Steve Jobs died on October 5th, shortly after the iPhone 4S was announced. Jobs’ reserved seat sat empty at the event, and as new Apple CEO Tim Cook delivered the keynote he almost certainly knew the time was near. I half-expected that he would demo the new iPhone’s FaceTime app with a call to to Jobs in his sickbed, but that would probably have been a bit crass, with Jobs in no condition to deal with a video call.
Jobs didn’t invent the personal computer, laptop, graphical user interface, portable music player, smartphone, or DVR; but he did bring to all these a distinct mix of discovered design talent and business/operations acumen that transformed average consumer electronics into accessible life-changing devices, defying expectations and thinking so future-forward that sometimes it seemed crazy. From a $666.66 DIY motherboard kit, to touchscreen communications devices made from tiny logic boards strapped to giant batteries, Apple under Jobs managed to take existing ideas, introduce to them a magical sense of aesthetically rewarding utility, and sell them on a Reality Distortion Field-powered cloud of overwhelming cultural desirability. I was not immune.
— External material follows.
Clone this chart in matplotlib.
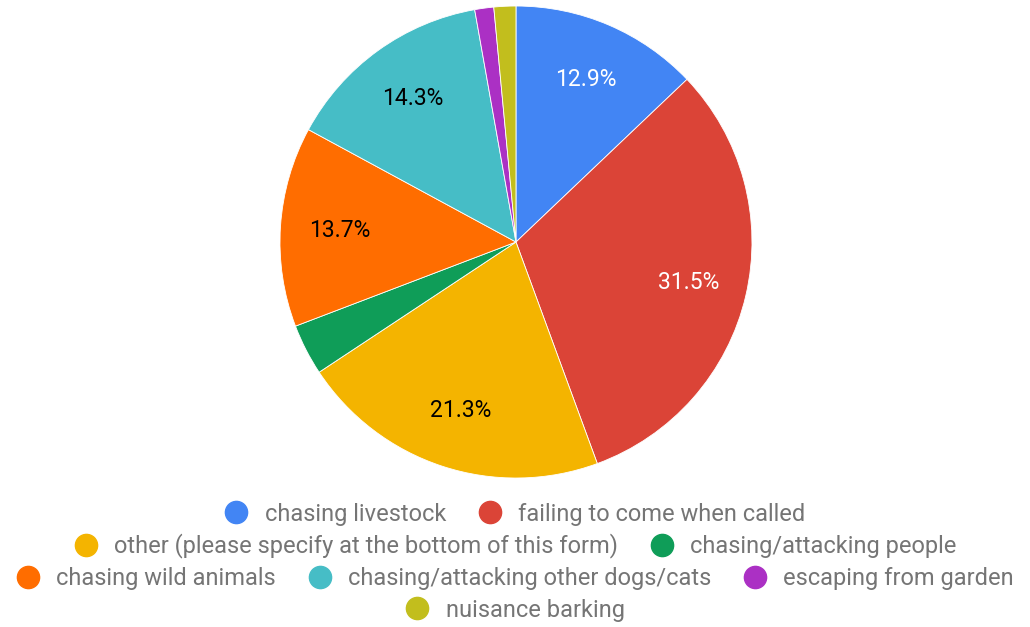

Some final notes: His sister’s eulogy, the Apple memorial page, and the naturopathic folly Jobs held to that allowed his cancer to progress past the threshold of survivability.
Steve Jobs’ death was shortly followed by the deaths of Dennis Ritchie and John McCarthy, arguably even greater computer giants for their own seminal contributions. Ritchie created C and helped create UNIX, while McCarthy created Lisp and influenced the development of artificial intelligence. Their deaths made less of a public splash than Steve Jobs’, but their technological legacies deserve as much memorialization and reflection.
There have been analogies to Edison, but I like to rank Jobs and Ritchie and McCarthy more along the lines of Babbage, Lovelace, Morse, Turing, and other past luminaries upon whose shoulders the current computer age stands.